Parmi d’autres anomalies : la mise à jour de l’état daté . Ce document établi par le syndic qui donne une photographie de la santé financière de l’immeuble – budget, impayés, etc. – et remis au notaire de l’acheteur lors de la vente du lot ne peut être facturé qu’une seule fois, au prix maximum de 380 euros TTC. Les actualisations éventuelles (parce que l’Assemblée générale s’est déjà tenue, parce qu’un copropriétaire a remboursé une grosse partie de ses impayés de charges, etc.) ne peuvent donner lieu à aucune facturation supplémentaire. Un cabinet basé à Caen réclame pourtant 60 euros. Pas question non plus de voir apparaître le pré-état daté dans un contrat de syndic. Il n’a rien à y faire. Ne serait-ce que parce que ce document peut être établi par le copropriétaire vendeur.

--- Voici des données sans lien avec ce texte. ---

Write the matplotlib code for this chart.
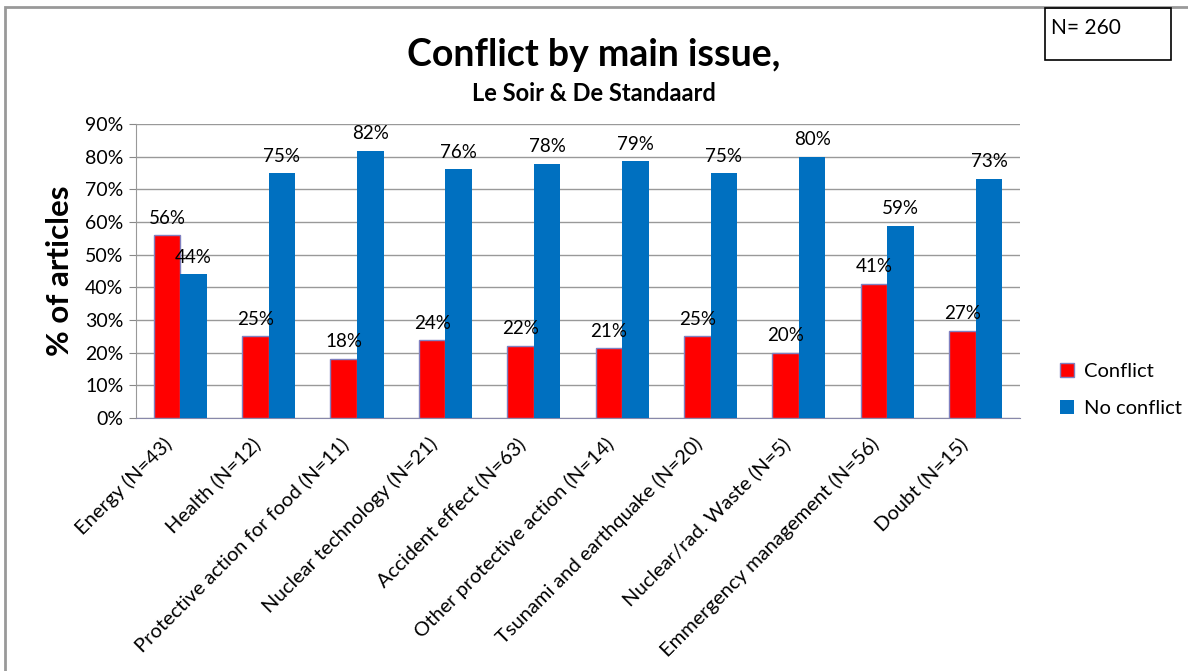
import numpy as np
import matplotlib
matplotlib.use('Agg')
import matplotlib.pyplot as plt
from matplotlib.patches import Rectangle

plt.rcParams['font.family'] = ['Lato', 'DejaVu Sans']

categories = ['Energy (N=43)', 'Health (N=12)', 'Protective action for food (N=11)',
              'Nuclear technology (N=21)', 'Accident effect (N=63)',
              'Other protective action (N=14)', 'Tsunami and earthquake (N=20)',
              'Nuclear/rad. Waste (N=5)', 'Emmergency management (N=56)', 'Doubt (N=15)']
conflict = [56.0, 25.0, 18.2, 23.8, 22.2, 21.4, 25.0, 20.0, 41.1, 26.7]
no_conflict = [44.0, 75.0, 81.8, 76.2, 77.8, 78.6, 75.0, 80.0, 58.9, 73.3]
conflict_labels = ['56%', '25%', '18%', '24%', '22%', '21%', '25%', '20%', '41%', '27%']
no_conflict_labels = ['44%', '75%', '82%', '76%', '78%', '79%', '75%', '80%', '59%', '73%']
yticks = [0, 10, 20, 30, 40, 50, 60, 70, 80, 90]

red = '#FF0000'
blue = '#0070C0'

fig = plt.figure(figsize=(11.88, 6.71), dpi=100)
ax = fig.add_axes([0.1145, 0.377, 0.744, 0.438])

x = np.arange(len(categories))
w = 0.3
ax.bar(x - w / 2, conflict, w, color=red, edgecolor='#8080C0', linewidth=1, label='Conflict', zorder=3)
ax.bar(x + w / 2, no_conflict, w, color=blue, label='No conflict', zorder=3)

for i in range(len(x)):
    ax.text(x[i] - w / 2, conflict[i] + 2.6, conflict_labels[i], ha='center', va='bottom', fontsize=13.5, zorder=4)
    ax.text(x[i] + w / 2, no_conflict[i] + 2.6, no_conflict_labels[i], ha='center', va='bottom', fontsize=13.5, zorder=4)

ax.set_xlim(-0.5, len(categories) - 0.5)
ax.set_ylim(0, 90)
ax.set_yticks(yticks)
ax.set_yticklabels([str(t) + '%' for t in yticks], fontsize=14)
# labels sit a little left of the group centre, as in the original
ax.set_xticks(x - 0.2)
ax.set_xticklabels(categories, rotation=45, ha='right', rotation_mode='anchor', fontsize=14.5)
ax.tick_params(axis='x', length=0, pad=12)
ax.tick_params(axis='y', length=5, color='#888888', pad=4)
ax.grid(axis='y', color='#999999', linewidth=1, zorder=0)
for s in ['top', 'right']:
    ax.spines[s].set_visible(False)
ax.spines['left'].set_color('#999999')
ax.spines['bottom'].set_color('#8888AA')
ax.set_ylabel('% of articles', fontsize=22.5, fontweight='bold', labelpad=8)

fig.text(0.500, 0.918, 'Conflict by main issue,', ha='center', va='center', fontsize=27, fontweight='bold')
fig.text(0.500, 0.860, 'Le Soir & De Standaard', ha='center', va='center', fontsize=17, fontweight='bold')

ax.legend(loc='center left', bbox_to_anchor=(1.025, 0.095), frameon=False, fontsize=14.5,
          handlelength=0.7, handleheight=0.7, labelspacing=1.0, handletextpad=0.5)

# outer frame
fig.add_artist(Rectangle((0.004, -0.01), 1.2, 1.0, transform=fig.transFigure, fill=False,
                         edgecolor='#999999', linewidth=2))
# N box
fig.add_artist(Rectangle((0.880, 0.911), 0.106, 0.077, transform=fig.transFigure, fill=False,
                         edgecolor='black', linewidth=1.2))
fig.text(0.885, 0.958, 'N= 260', ha='left', va='center', fontsize=15)

plt.savefig('out.png', dpi=100)
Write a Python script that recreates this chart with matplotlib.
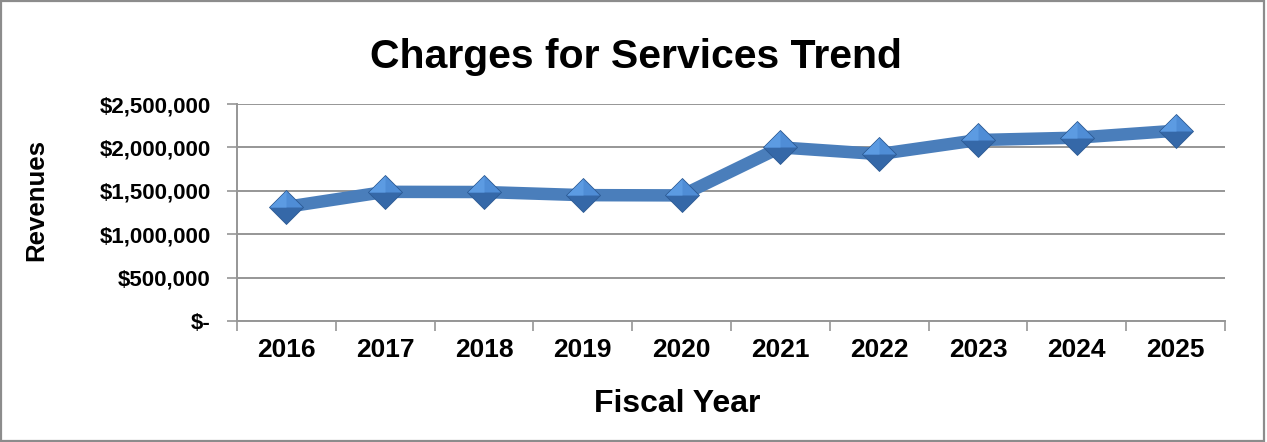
import matplotlib
matplotlib.use("Agg")
import matplotlib.pyplot as plt
from matplotlib.ticker import FuncFormatter, FixedLocator
from matplotlib.path import Path
from matplotlib.patches import Rectangle

years = ["2016", "2017", "2018", "2019", "2020", "2021", "2022", "2023", "2024", "2025"]
revenues = [1315000, 1488000, 1486000, 1450000, 1447000, 2000000, 1923000, 2085000, 2112000, 2192000]

title = "Charges for Services Trend"
xlabel = "Fiscal Year"
ylabel = "Revenues"

plt.rcParams['font.family'] = ['Liberation Sans', 'DejaVu Sans']

fig = plt.figure(figsize=(12.67, 4.42), dpi=100)
fig.patch.set_facecolor('white')
fig.patches.append(Rectangle((0.001, 0.002), 0.997, 0.995, transform=fig.transFigure,
                             fill=False, edgecolor='#8c8c8c', linewidth=1.6))

ax = fig.add_axes([237/1267, 121/442, (1225-237)/1267, (321-104)/442])
x = list(range(len(years)))

line_color = '#4A7EBB'
ax.plot(x, revenues, color=line_color, linewidth=9, solid_joinstyle='round',
        solid_capstyle='round', zorder=3)

# diamond markers with 3D-like shading: base + upper half lighter
ax.plot(x, revenues, linestyle='none', marker='D', markersize=17.5,
        markerfacecolor='#3568A8', markeredgecolor='#2C5A93', markeredgewidth=0.6, zorder=4)
top_half = Path([(-1, 0), (0, 1), (1, 0), (-1, 0)], [Path.MOVETO, Path.LINETO, Path.LINETO, Path.CLOSEPOLY])
ax.plot(x, revenues, linestyle='none', marker=top_half, markersize=23.5,
        markerfacecolor='#4F8DD6', markeredgewidth=0, zorder=5)
left_q = Path([(-1, 0), (0, 1), (0, 0), (-1, 0)], [Path.MOVETO, Path.LINETO, Path.LINETO, Path.CLOSEPOLY])
ax.plot(x, revenues, linestyle='none', marker=left_q, markersize=23.5,
        markerfacecolor='#5C9BE2', markeredgewidth=0, zorder=6)

ax.set_xlim(-0.5, len(years) - 0.5)
ax.set_ylim(0, 2500000)
ax.set_yticks([0, 500000, 1000000, 1500000, 2000000, 2500000])

def money(v, pos):
    if v == 0:
        return "$-"
    return "${:,.0f}".format(v)

ax.yaxis.set_major_formatter(FuncFormatter(money))
ax.grid(axis='y', color='#969696', linewidth=1.4, zorder=0)
ax.set_axisbelow(True)

ax.set_xticks(x)
ax.set_xticklabels(years)
ax.xaxis.set_minor_locator(FixedLocator([i - 0.5 for i in range(len(years) + 1)]))
ax.tick_params(axis='x', which='major', length=0, pad=12, labelsize=19)
ax.tick_params(axis='x', which='minor', length=7, width=1.2, color='#969696')
ax.tick_params(axis='y', which='major', length=7, width=1.2, color='#969696', pad=12, labelsize=16)
for lab in ax.get_xticklabels() + ax.get_yticklabels():
    lab.set_fontweight('bold')

for s in ['top', 'right']:
    ax.spines[s].set_visible(False)
for s in ['left', 'bottom']:
    ax.spines[s].set_color('#969696')
    ax.spines[s].set_linewidth(1.4)

fig.text(636/1267, 1 - 67.5/442, title, ha='center', va='baseline', fontsize=29.5, fontweight='bold')
fig.text(677/1267, 1 - 411.5/442, xlabel, ha='center', va='baseline', fontsize=23, fontweight='bold')
fig.text(36/1267, 1 - 200/442, ylabel, ha='center', va='center', rotation=90, fontsize=18.5, fontweight='bold')

fig.savefig("out.png", dpi=100)
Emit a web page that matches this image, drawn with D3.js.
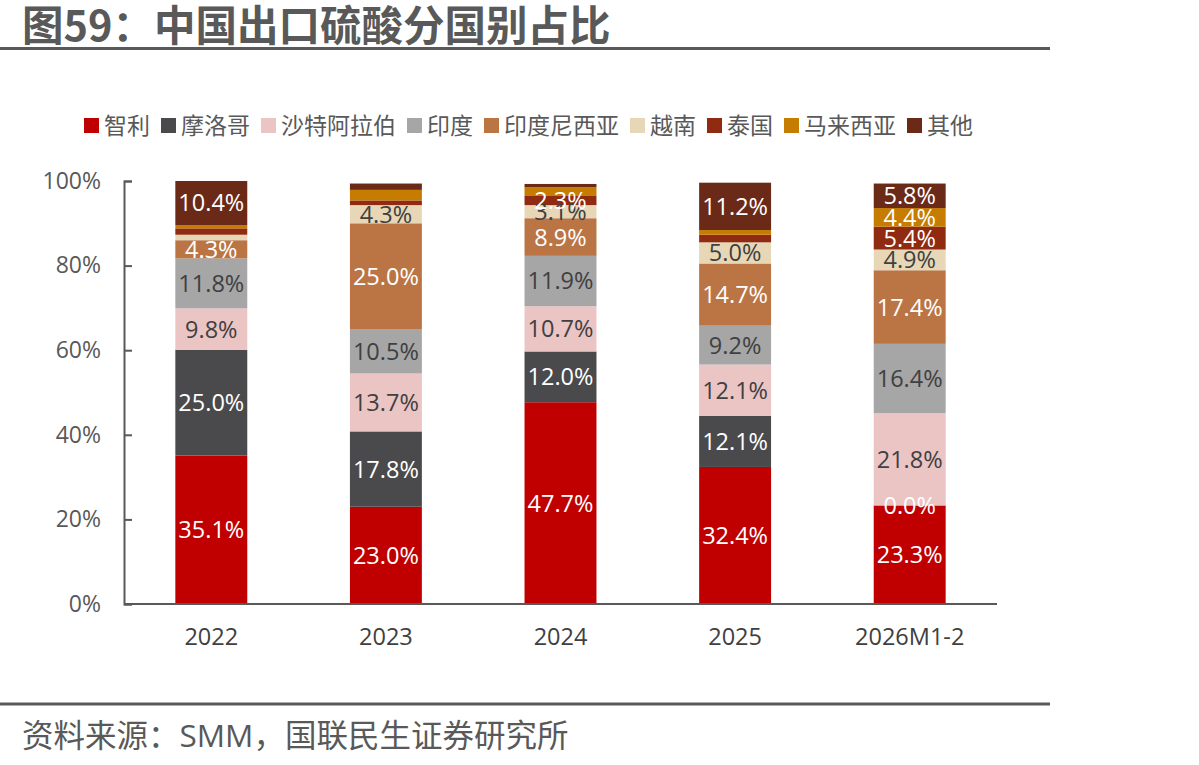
<!DOCTYPE html>
<html>
<head>
<meta charset="utf-8">
<script src="https://cdn.jsdelivr.net/npm/d3@7"></script>
<style>
  body { margin: 0; background: #fff; }
  svg { display: block; font-family: "Open Sans", "Noto Sans CJK SC", sans-serif; }
</style>
</head>
<body>
<div id="chart"></div>
<script>
// 数据
const categories = ['2022', '2023', '2024', '2025', '2026M1-2'];
const seriesNames = ['智利', '摩洛哥', '沙特阿拉伯', '印度', '印度尼西亚', '越南', '泰国', '马来西亚', '其他'];
const colors = ['#C00000', '#4A4A4C', '#EBC4C4', '#A6A6A6', '#BB7544', '#E8D7B6', '#902A10', '#C67C00', '#6B2A18'];
const labelDark = ['沙特阿拉伯', '印度', '越南'];

const chile     = [35.1, 23.0, 47.7, 32.4, 23.3];
const morocco   = [25.0, 17.8, 12.0, 12.1, 0.0];
const saudi     = [9.8, 13.7, 10.7, 12.1, 21.8];
const india     = [11.8, 10.5, 11.9, 9.2, 16.4];
const indonesia = [4.3, 25.0, 8.9, 14.7, 17.4];
const vietnam   = [1.3, 4.3, 3.1, 5.0, 4.9];
const thailand  = [1.5, 1.1, 2.3, 1.8, 5.4];
const malaysia  = [0.8, 2.5, 1.9, 1.1, 4.4];
const others    = [10.4, 1.5, 0.8, 11.2, 5.8];
const seriesValues = [chile, morocco, saudi, india, indonesia, vietnam, thailand, malaysia, others];

// 不显示标签的段 [系列, 类别]
const hiddenLabels = [
    ['越南', '2022'], ['泰国', '2022'], ['马来西亚', '2022'],
    ['泰国', '2023'], ['马来西亚', '2023'], ['其他', '2023'],
    ['马来西亚', '2024'], ['其他', '2024'],
    ['泰国', '2025'], ['马来西亚', '2025']
];
const yTicks = [0, 20, 40, 60, 80, 100];

const width = 1199, height = 765;
const svg = d3.select('#chart').append('svg')
    .attr('width', width).attr('height', height);

// 标题
svg.append('text')
    .attr('x', 22).attr('y', 41)
    .attr('font-size', 41.5).attr('font-weight', 'bold')
    .attr('fill', '#595959')
    .attr('font-family', '"Noto Sans CJK SC", sans-serif')
    .text('图59：中国出口硫酸分国别占比');
svg.append('line')
    .attr('x1', 0).attr('x2', 1050).attr('y1', 48.5).attr('y2', 48.5)
    .attr('stroke', '#595959').attr('stroke-width', 3);

// 底部来源
svg.append('line')
    .attr('x1', 0).attr('x2', 1050).attr('y1', 704).attr('y2', 704)
    .attr('stroke', '#595959').attr('stroke-width', 3);
svg.append('text')
    .attr('x', 22).attr('y', 747)
    .attr('font-size', 31.5).attr('fill', '#595959')
    .text('资料来源：SMM，国联民生证券研究所');

// 比例尺
const x = d3.scaleBand().domain(categories).range([124, 997]).paddingInner(0.588).paddingOuter(0.294);
const y = d3.scaleLinear().domain([0, 100]).range([604, 181]);

// 堆叠数据
const rows = categories.map((c, i) => {
    const r = { cat: c };
    seriesNames.forEach((s, j) => { r[s] = seriesValues[j][i]; });
    return r;
});
const stacked = d3.stack().keys(seriesNames)(rows);

const groups = svg.append('g').selectAll('g')
    .data(stacked).enter().append('g')
    .attr('fill', (d, i) => colors[i]);

groups.selectAll('rect')
    .data(d => d.map(p => ({ p, key: d.key })))
    .enter().append('rect')
    .attr('x', d => x(d.p.data.cat))
    .attr('width', x.bandwidth())
    .attr('y', d => y(d.p[1]))
    .attr('height', d => y(d.p[0]) - y(d.p[1]));

// 数据标签
const isHidden = (s, c) => hiddenLabels.some(h => h[0] === s && h[1] === c);
const labelLayer = svg.append('g');
stacked.forEach(layer => {
    layer.forEach(p => {
        if (isHidden(layer.key, p.data.cat)) return;
        labelLayer.append('text')
            .attr('x', x(p.data.cat) + x.bandwidth() / 2)
            .attr('y', y((p[0] + p[1]) / 2))
            .attr('dy', '0.36em')
            .attr('text-anchor', 'middle')
            .attr('font-size', 23.5)
            .attr('fill', labelDark.includes(layer.key) ? '#404040' : '#ffffff')
            .text(d3.format('.1f')(p.data[layer.key]) + '%');
    });
});

// 坐标轴
const yAxis = svg.append('g')
    .attr('transform', 'translate(124,0)')
    .call(d3.axisLeft(y).tickValues(yTicks).tickSize(-8).tickPadding(23).tickFormat(d => d + '%'));
yAxis.select('.domain').attr('stroke', '#595959').attr('stroke-width', 2);
yAxis.selectAll('.tick line').attr('stroke', '#595959').attr('stroke-width', 2);
yAxis.selectAll('.tick text').attr('font-size', 23).attr('fill', '#595959')
    .attr('font-family', '"Open Sans", sans-serif');

const xAxis = svg.append('g')
    .attr('transform', 'translate(0,604)')
    .call(d3.axisBottom(x).tickSize(0).tickPadding(24));
xAxis.select('.domain').attr('stroke', '#595959').attr('stroke-width', 2)
    .attr('d', 'M124,0H997');
xAxis.selectAll('.tick text').attr('font-size', 23.5).attr('fill', '#404040')
    .attr('font-family', '"Open Sans", sans-serif');

// 图例
const legend = svg.append('g');
let lx = 84;
seriesNames.forEach((s, i) => {
    const item = legend.append('g').attr('transform', `translate(${lx},0)`);
    item.append('rect').attr('x', 0).attr('y', 118).attr('width', 15).attr('height', 15)
        .attr('fill', colors[i]);
    const t = item.append('text').attr('x', 20).attr('y', 126).attr('dy', '0.36em')
        .attr('font-size', 23).attr('fill', '#595959')
        .attr('font-family', '"Noto Sans CJK SC", sans-serif')
        .text(s);
    lx += 20 + t.node().getComputedTextLength() + 11;
});
</script>
</body>
</html>
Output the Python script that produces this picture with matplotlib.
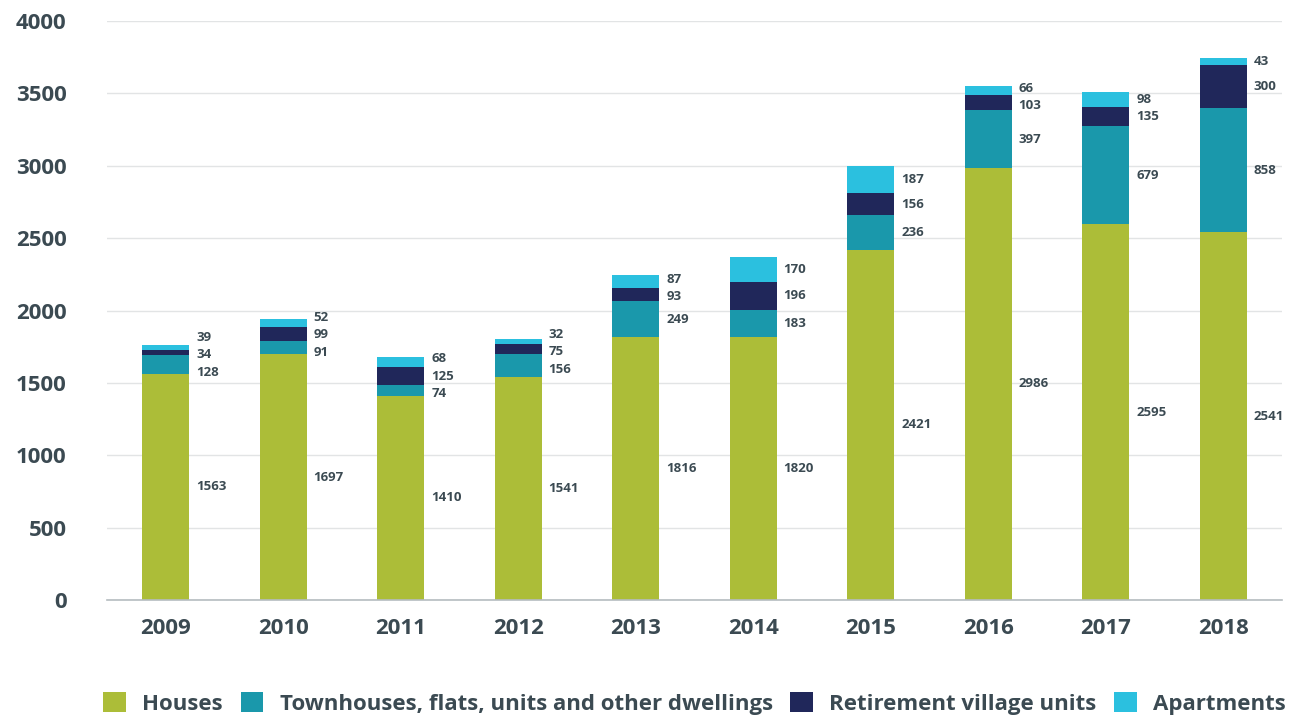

La CLCV trouve également dans 17 % des contrats des « vacations horaires différenciées, avec des montants variant selon la nature de la prestation, la tranche horaire ou la personne concernée » . « Il s’agit , met en garde l’association, d’une pratique illégale dans la mesure où il ne peut être facturé qu’une vacation horaire au taux unique et qui, de surcroît, nuit à la bonne comparabilité des contrats entre eux. » Et que dire de ce contrat d’un des poids lourds du secteur dans lequel la majoration horaire sur un dégât des eaux urgent est de « 30 % minimum » ? Cette mention est illégale parce que non précise, ouvrant la voie à des facturations abusives. « Les grands groupes ont tendance à privilégier la vacation horaire plutôt que le forfait. Le problème, c’est le contrôle , complète David Rodrigues. Mais c omment s’assurer que le syndic a bien passé trois heures sur un dossier ? » Tout syndic doit pouvoir justifier de manière précise le montant de ses vacations horaires, celles qui n’entrent pas dans le champ des prestations de gestion courante gratuites parce que comprises dans ses honoraires.

Les « vraies fausses » gratuités

De la violation à la manipulation, il n’y a qu’un pas. Certains syndics ont l’art de brouiller les pistes, trompant à dessein les copropriétaires, avec peut-être l’objectif de se faire mousser ou de laisser à penser qu’ils leur font une fleur. C’est le cas de ce cabinet qui facture l’état daté 380 euros TTC – le maximum prévu dans les textes – tout en inscrivant que le montant maximum facturable est, selon le décret, de 450 euros TTC. Ce qui est faux. « Nous voyons aussi apparaître des prestations mentionnées comme gratuites, donnant l’impression aux copropriétaires qu’elles pourraient être facturées alors qu’il n’en est rien », commente David Rodrigues. En plus d’être trompeuses, ces « vraies fausses » gratuités ouvrent la voie des facturations futures, précise le juriste.

L’analyse de la CLCV n’est pas qu’accablante. Il y a aussi des satisfecit. La majorité des Assemblées générales (57 %) sont ainsi organisées en dehors des heures ouvrables, gage d’une participation plus importante à ces réunions. Et 9 contrats sur 10 prévoient au moins une réunion par an avec le Conseil syndical, pourtant non imposée dans les textes.

Les pratiques des syndics sont épinglées à intervalles réguliers. Dans une étude publiée en 2024 et passant au crible les contrats de 457 syndics, la DGCCRF avait conclu que 313 cabinets étaient en infraction, avec un taux d’anomalie de 65,4 %. L’enquête avait notamment donné lieu à 2 amendes, 1 proposition de transaction pénale, 150 injonctions, 134 avertissements, 9 PV pénaux et 41 PV administratifs.